Improved pumps, design and layout of maple tubing systems, as well improved tubing, fittings and spouts have led to higher and higher vacuum levels. However maintaining such a high level of vacuum requires constant attention to monitor vacuum levels across a widely distributed network of tubing, and when a leak is detected, prompt action to locate and fix leaks. These activities, although necessary, require considerable time and effort.
At the University of Vermont Proctor Maple Research Center (PMRC), we have explored several different methods of both custom-built and commercially available vacuum monitoring over the past fifteen years. In general however, it was not until quite recently that technological advances in sensors and wireless communications saw the commercial availability of robust and cost-effective remote vacuum monitoring systems suitable for maple industry applications.
During the winter of 2013-2014, PMRC acquired the Smartrek Technologies monitoring system as both a way to monitor sap flow variables during the season for research and for our production sugarbush of 4,200 taps. Initially our coverage was about 1/3 of our operation. In 2015 we expanded the system to have coverage of about ½ the sugarbush. In 2016 we completed the build-out of the system to provide coverage for all our sugarbush. Our present system includes over 72 vacuum/temperature sensors distributed across the two major sections of our sugarbush, as well as 8 tank level sensors, and 10 pressure sensors. In each case, it was a very simple matter to expand our system by the addition of new nodes.
Although this article discusses our experience with the Smartrek system (now distributed by H2O, Inc.), there are several other types of wireless vacuum monitoring systems available. We have not reviewed all of these, but encourage producers to explore their options. We selected the Smartrek system because it was one of the earliest wireless mesh-network systems developed, had a wide range of features available, and the company was very easy to communicate with and was open to suggestions for changes and the development of custom sensors for our research work. We have been extremely pleased with our choice.

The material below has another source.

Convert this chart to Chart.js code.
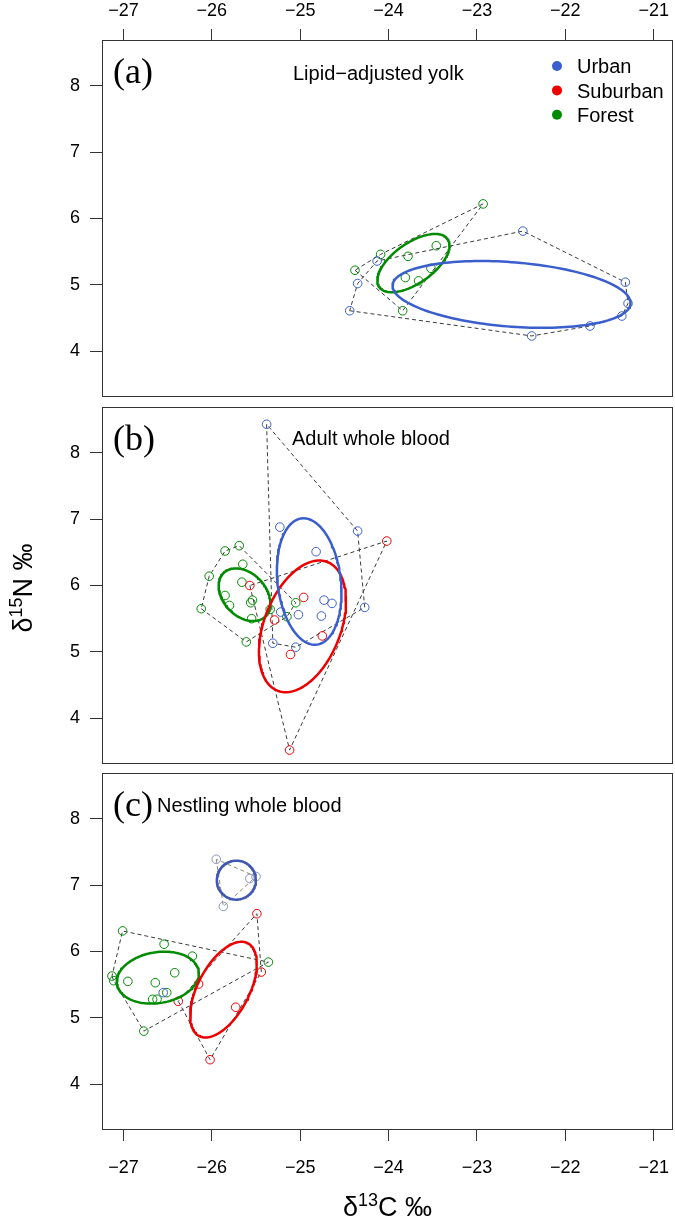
<!DOCTYPE html>
<html><head><meta charset="utf-8">
<script src="https://cdn.jsdelivr.net/npm/chart.js@4.4.1/dist/chart.umd.min.js"></script>
<style>
html,body{margin:0;padding:0;background:#fff;}
#wrap{position:relative;width:675px;height:1217px;overflow:hidden;background:#fff;}
canvas{position:absolute;left:0;}
</style></head><body>
<div id="wrap">
<canvas id="cA" width="675" height="400" style="top:0px"></canvas>
<canvas id="cB" width="675" height="363" style="top:404px"></canvas>
<canvas id="cC" width="675" height="447" style="top:770px"></canvas>
</div>
<script>
// ---------- tick labels & categories ----------
const xTicks = [-27, -26, -25, -24, -23, -22, -21];
const yTicks = [4, 5, 6, 7, 8];
const groups = ['Urban', 'Suburban', 'Forest'];
const panelLetters = ['(a)', '(b)', '(c)'];
const panelTitles = ['Lipid\u2212adjusted yolk', 'Adult whole blood', 'Nestling whole blood'];

// ---------- (a) lipid-adjusted yolk ----------
const yolkUrbanC  = [-22.48, -21.32, -21.29, -21.36, -21.72, -22.38, -24.44, -24.35, -24.13];
const yolkUrbanN  = [5.81, 5.04, 4.72, 4.53, 4.38, 4.23, 4.61, 5.02, 5.36];
const yolkForestC = [-22.93, -23.46, -23.78, -24.09, -24.38, -23.52, -23.81, -23.66, -23.84];
const yolkForestN = [6.22, 5.59, 5.43, 5.46, 5.22, 5.25, 5.11, 5.06, 4.61];

// ---------- (b) adult whole blood ----------
const adultUrbanC    = [-25.38, -25.23, -24.35, -24.82, -24.27, -24.73, -24.64, -24.76, -25.02, -25.22, -25.31, -25.05];
const adultUrbanN    = [8.43, 6.88, 6.82, 6.51, 5.67, 5.78, 5.73, 5.54, 5.56, 5.60, 5.13, 5.07];
const adultSuburbanC = [-24.02, -24.96, -25.57, -25.29, -24.75, -25.11, -25.12];
const adultSuburbanN = [6.67, 5.82, 6.00, 5.48, 5.24, 4.96, 3.52];
const adultForestC   = [-25.69, -25.85, -25.65, -26.03, -25.66, -25.85, -25.80, -25.54, -25.56, -25.34, -25.05, -25.15, -25.55, -26.12, -25.61];
const adultForestN   = [6.60, 6.52, 6.32, 6.14, 6.05, 5.85, 5.70, 5.78, 5.74, 5.64, 5.74, 5.53, 5.50, 5.65, 5.15];

// ---------- (c) nestling whole blood ----------
const nestUrbanC    = [-25.95, -25.57, -25.50, -25.87];
const nestUrbanN    = [7.39, 7.10, 7.13, 6.68];
const nestUrbanExtraC = [-26.55];
const nestUrbanExtraN = [5.38];
const nestSuburbanC = [-25.49, -25.44, -26.15, -26.38, -25.73, -26.02];
const nestSuburbanN = [6.57, 5.69, 5.51, 5.25, 5.16, 4.37];
const nestForestC   = [-27.01, -26.54, -26.22, -25.36, -26.42, -27.13, -27.11, -26.95, -26.64, -26.51, -26.67, -26.62, -26.77];
const nestForestN   = [6.31, 6.11, 5.93, 5.84, 5.68, 5.63, 5.56, 5.55, 5.53, 5.38, 5.28, 5.28, 4.80];

// ---------- styles ----------
const COL = { Urban: '#3a5fcd', Suburban: '#ee0000', Forest: '#008b00' };
const FONT = '"Liberation Sans", Arial, Helvetica, sans-serif';
const SERIF = '"Liberation Serif", "Times New Roman", serif';
const X_MIN = -27.243, X_MAX = -20.781, Y_MIN = 3.31, Y_MAX = 8.69;

function pts(cs, ns) { return cs.map((c, i) => ({ x: c, y: ns[i] })); }
function hull(p) {
  const s = p.slice().sort((a, b) => a.x - b.x || a.y - b.y);
  const cr = (o, a, b) => (a.x - o.x) * (b.y - o.y) - (a.y - o.y) * (b.x - o.x);
  const lo = [], up = [];
  for (const q of s) { while (lo.length >= 2 && cr(lo[lo.length - 2], lo[lo.length - 1], q) <= 0) lo.pop(); lo.push(q); }
  for (let i = s.length - 1; i >= 0; i--) { const q = s[i]; while (up.length >= 2 && cr(up[up.length - 2], up[up.length - 1], q) <= 0) up.pop(); up.push(q); }
  up.pop(); lo.pop();
  const h = lo.concat(up); h.push(h[0]); return h;
}
function ellipse(p) {
  const n = p.length;
  const mx = p.reduce((s, q) => s + q.x, 0) / n, my = p.reduce((s, q) => s + q.y, 0) / n;
  let sxx = 0, syy = 0, sxy = 0;
  p.forEach(q => { sxx += (q.x - mx) ** 2; syy += (q.y - my) ** 2; sxy += (q.x - mx) * (q.y - my); });
  sxx /= (n - 1); syy /= (n - 1); sxy /= (n - 1);
  const l11 = Math.sqrt(sxx), l21 = sxy / l11, l22 = Math.sqrt(Math.max(syy - l21 * l21, 0));
  const out = [];
  for (let k = 0; k <= 162; k++) {
    const t = 2 * Math.PI * k / 160;
    out.push({ x: mx + l11 * Math.cos(t), y: my + l21 * Math.cos(t) + l22 * Math.sin(t) });
  }
  return out;
}

function groupSets(g) {
  const p = pts(g.c, g.n);
  return [
    { label: g.name + ' ellipse', data: ellipse(p), showLine: true, borderColor: g.ell || COL[g.name], borderWidth: 2.5, borderCapStyle: 'round', borderJoinStyle: 'round', pointRadius: 0, fill: false, tension: 0, order: 0 },
    { label: g.name, data: p, showLine: false, borderColor: g.pt || COL[g.name], backgroundColor: 'rgba(0,0,0,0)', pointRadius: 4.3, pointBorderWidth: 1, pointStyle: 'circle', order: 1 },
    { label: g.name + ' hull', data: hull(p), showLine: true, borderColor: g.hull || '#3a3a3a', borderWidth: 1, borderDash: [4, 3], pointRadius: 0, fill: false, tension: 0, order: 2 }
  ];
}

function fmt(v) { return String(v).replace('-', '\u2212'); }

function drawSup(ctx, parts, cx, y) {
  let total = 0;
  parts.forEach(p => { ctx.font = p.size + 'px ' + FONT; p.w = ctx.measureText(p.t).width; total += p.w; });
  let x = cx - total / 2;
  ctx.textAlign = 'left'; ctx.textBaseline = 'alphabetic';
  parts.forEach(p => { ctx.font = p.size + 'px ' + FONT; ctx.fillText(p.t, x, y - (p.dy || 0)); x += p.w; });
}

const deco = {
  id: 'deco',
  afterDraw(chart, args, o) {
    const ctx = chart.ctx, a = chart.chartArea;
    ctx.save();
    ctx.strokeStyle = '#333'; ctx.lineWidth = 1;
    ctx.strokeRect(Math.round(a.left) + 0.5, Math.round(a.top) + 0.5, Math.round(a.right - a.left) - 1, Math.round(a.bottom - a.top) - 1);
    ctx.fillStyle = '#000';
    ctx.textAlign = 'left'; ctx.textBaseline = 'alphabetic';
    ctx.font = '36px ' + SERIF;
    ctx.fillText(o.letter, 113, a.top + 43);
    ctx.font = '20px ' + FONT;
    ctx.fillText(o.title, o.titleX, a.top + o.titleDy);
    if (o.legend) {
      groups.forEach((g, i) => {
        ctx.fillStyle = COL[g];
        ctx.beginPath(); ctx.arc(557, a.top + 26 + i * 24.4, 5, 0, 2 * Math.PI); ctx.fill();
        ctx.fillStyle = '#000';
        ctx.fillText(g, 577, a.top + 33.3 + i * 24.4);
      });
    }
    if (o.yTitle) {
      ctx.save(); ctx.translate(32, 184); ctx.rotate(-Math.PI / 2);
      drawSup(ctx, [{ t: '\u03b4', size: 27 }, { t: '15', size: 18, dy: 10 }, { t: 'N \u2030', size: 27 }], 0, 0);
      ctx.restore();
    }
    if (o.xTitle) {
      drawSup(ctx, [{ t: '\u03b4', size: 27 }, { t: '13', size: 18, dy: 10 }, { t: 'C \u2030', size: 27 }], (a.left + a.right) / 2, 446);
    }
    ctx.restore();
  }
};

function noPad(s) { s.paddingTop = 0; s.paddingBottom = 0; s.paddingLeft = 0; s.paddingRight = 0; }

function makeChart(id, datasets, xPos, xShow, pad, xH, decoOpts) {
  return new Chart(document.getElementById(id), {
    type: 'scatter',
    data: { datasets },
    plugins: [deco],
    options: {
      responsive: false, animation: false, events: [],
      layout: { padding: pad, autoPadding: false },
      plugins: { legend: { display: false }, tooltip: { enabled: false }, deco: decoOpts },
      scales: {
        x: {
          type: 'linear', min: X_MIN, max: X_MAX, position: xPos, display: xShow,
          afterBuildTicks: s => { s.ticks = xTicks.map(v => ({ value: v })); },
          afterFit: s => { if (xH) s.height = xH; noPad(s); },
          grid: { display: true, drawOnChartArea: false, drawTicks: true, tickLength: 11, color: '#333', lineWidth: 1 },
          border: { display: false },
          ticks: { callback: v => fmt(v), color: '#000', font: { family: FONT, size: 18 }, padding: xPos === 'top' ? 7 : 16, maxRotation: 0, autoSkip: false }
        },
        y: {
          type: 'linear', min: Y_MIN, max: Y_MAX, position: 'left',
          afterBuildTicks: s => { s.ticks = yTicks.map(v => ({ value: v })); },
          afterFit: s => { s.width = 102; noPad(s); },
          grid: { display: true, drawOnChartArea: false, drawTicks: true, tickLength: 12, color: '#333', lineWidth: 1 },
          border: { display: false },
          ticks: { callback: v => fmt(v), color: '#000', font: { family: FONT, size: 18 }, padding: 10, autoSkip: false }
        }
      }
    }
  });
}

const dsA = [
  ...groupSets({ name: 'Urban', c: yolkUrbanC, n: yolkUrbanN }),
  ...groupSets({ name: 'Forest', c: yolkForestC, n: yolkForestN })
];
const dsB = [
  ...groupSets({ name: 'Urban', c: adultUrbanC, n: adultUrbanN }),
  ...groupSets({ name: 'Suburban', c: adultSuburbanC, n: adultSuburbanN }),
  ...groupSets({ name: 'Forest', c: adultForestC, n: adultForestN })
];
const dsC = [
  ...groupSets({ name: 'Urban', c: nestUrbanC, n: nestUrbanN, pt: '#8a93c2', ell: '#3f56b2', hull: '#8c8c6a' }),
  { label: 'Urban extra', data: pts(nestUrbanExtraC, nestUrbanExtraN), showLine: false, borderColor: COL.Urban, backgroundColor: 'rgba(0,0,0,0)', pointRadius: 4.3, pointBorderWidth: 1, order: 1 },
  ...groupSets({ name: 'Suburban', c: nestSuburbanC, n: nestSuburbanN }),
  ...groupSets({ name: 'Forest', c: nestForestC, n: nestForestN })
];

makeChart('cA', dsA, 'top', true, { left: 0, right: 2, top: 0, bottom: 3 }, 40,
  { letter: panelLetters[0], title: panelTitles[0], titleX: 293, titleDy: 40, legend: true });
makeChart('cB', dsB, 'bottom', false, { left: 0, right: 2, top: 3, bottom: 3 }, 0,
  { letter: panelLetters[1], title: panelTitles[1], titleX: 292, titleDy: 38, yTitle: true });
makeChart('cC', dsC, 'bottom', true, { left: 0, right: 2, top: 3, bottom: 0 }, 87,
  { letter: panelLetters[2], title: panelTitles[2], titleX: 157, titleDy: 39, xTitle: true });
</script>
</body></html>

The Smartrek system as currently configured includes a stationary “Gateway”, which connects the various nodes (sensors) together and connects them to the internet. The “Gateway” is typically located at a central position where serves as the base-station for communications. A “Portable Gateway” is also available for use in the field when installing “Nodes”, trouble-shooting sensors, or fixing leaks. While some users may wish to use a “Portable Gateway” in such fashion, in practice at PMRC, we rarely use it. This may be because our density of nodes is high, so signal strength is typically not an issue. For users who wish to have a system with widely spaced nodes or who wish to use it for locating leaks, the “Portable Gateway” may have far more utility. The next element of the system is an Android-based Tablet or Smartphone running the Smartrek “Sugarheld” software (no iOS version is currently available). The tablet and software are primarily used to add, edit, or calibrate“Nodes” (sensors) and to display the data coming from the “Nodes” in the woods. “Nodes” are the individual sensors that measure the variable you are interested in, and communicate the information to the rest of the network. Together, a series of “Nodes” create a mesh-network of sensors which communicate with each other in a sort of leap-frog manner, and eventually pass all information to the “Gateway” and “Tablet” for display and to the internet for data storage. Data can also be viewed on an internet browser, although with fewer features and programming of the system not supported in this way. The particular software that UVM PMRC has used is a custom-version that supports addition sensor types, therefore our experience with the software may vary slightly from that of other users.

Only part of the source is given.